Ian Williamson said: “Some people lost a freezer full of food, including Christmas extras. Many of those will have been on benefits or other low incomes. Replacing those items will have cost some people dear.”
But others backed the decision not to award compensation.
Andy Smith said: “Compensation world. Everything is so expensive because everybody wants compensating.”
Erica Sarney said: “The companies worked round the clock to restore power, in rotten weather conditions. They did a brilliant job. People who were sensible and kept freezers shut managed to keep food frozen during the blackouts.”
A spokesman for Electricity North West said anyone who lost food in their fridges and freezers would have to claim on household insurance.
Martin Deehan, Electricity North West Operations Director, said: “In cases of severe storms such as this, only customers without power continuously for 48 hours - starting when we can access our equipment - automatically qualify for payments.
“Having now analysed each claim, and thanks to the monumental effort of our engineers in extremely difficult circumstances, we do not believe that we have fallen below this standard.
“I understand that this is not the news that many had hoped for, and I apologise that due to the large number of enquiries, and the subsequent bad weather throughout the North West during December, it has taken us longer than we would have liked to get back to customers.
“We will be writing to each customer who has made a claim so that they can use our letter as evidence to claim for any losses as a result of the power cut through their insurance company.”
Many people in the district lost power on the evening of Saturday, December 5 as Storm Desmond struck and some parts of the Lancaster area were flooded.
Engineers were unable to access the Caton Road substation to begin repairs until 9.30am on Sunday, December 6.

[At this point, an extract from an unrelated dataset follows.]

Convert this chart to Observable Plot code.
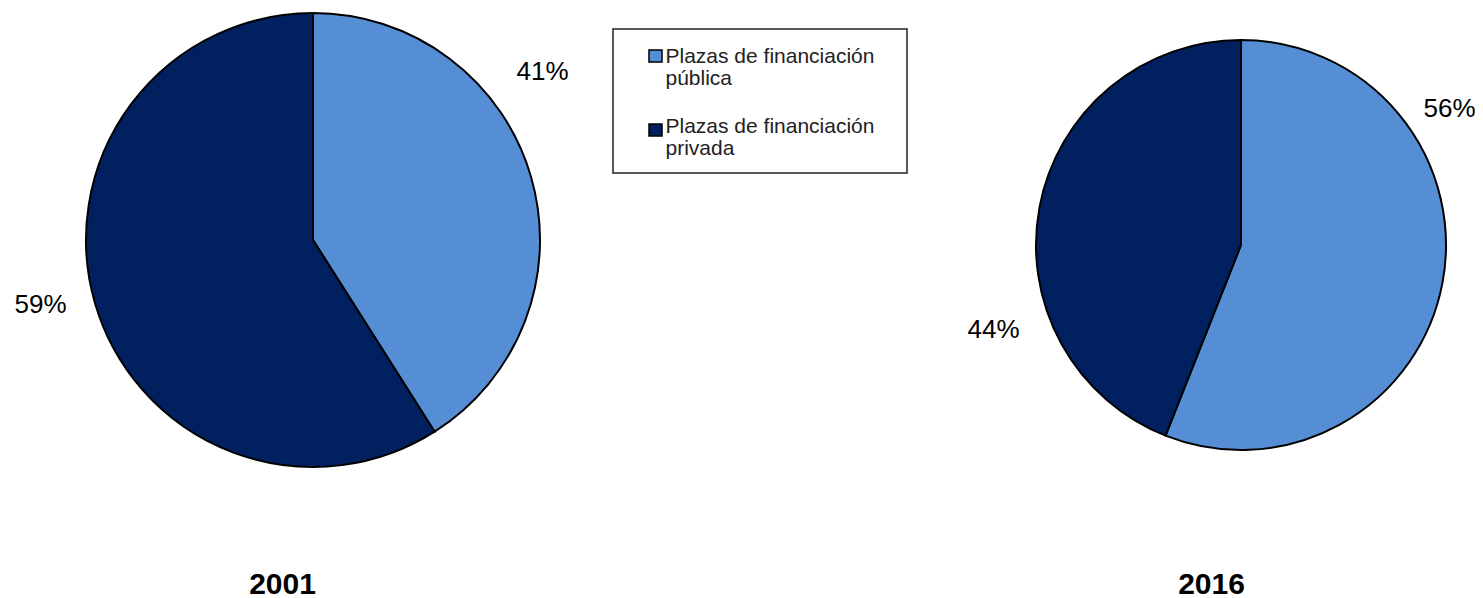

Power was restored on the morning of Monday, December 7 although supplies were later lost again due to damage caused by the flood water to equipment inside the substation.
Many homes were without electricity again until Tuesday morning, December 8.
Electricity North West said power was restored to all possible properties within 48 hours excluding those which were flooded and could not have power restored for safety reasons.
There were intermittent power cuts over the ensuing days as engineers worked day and night to reconnect homes from temporary generators back onto the grid.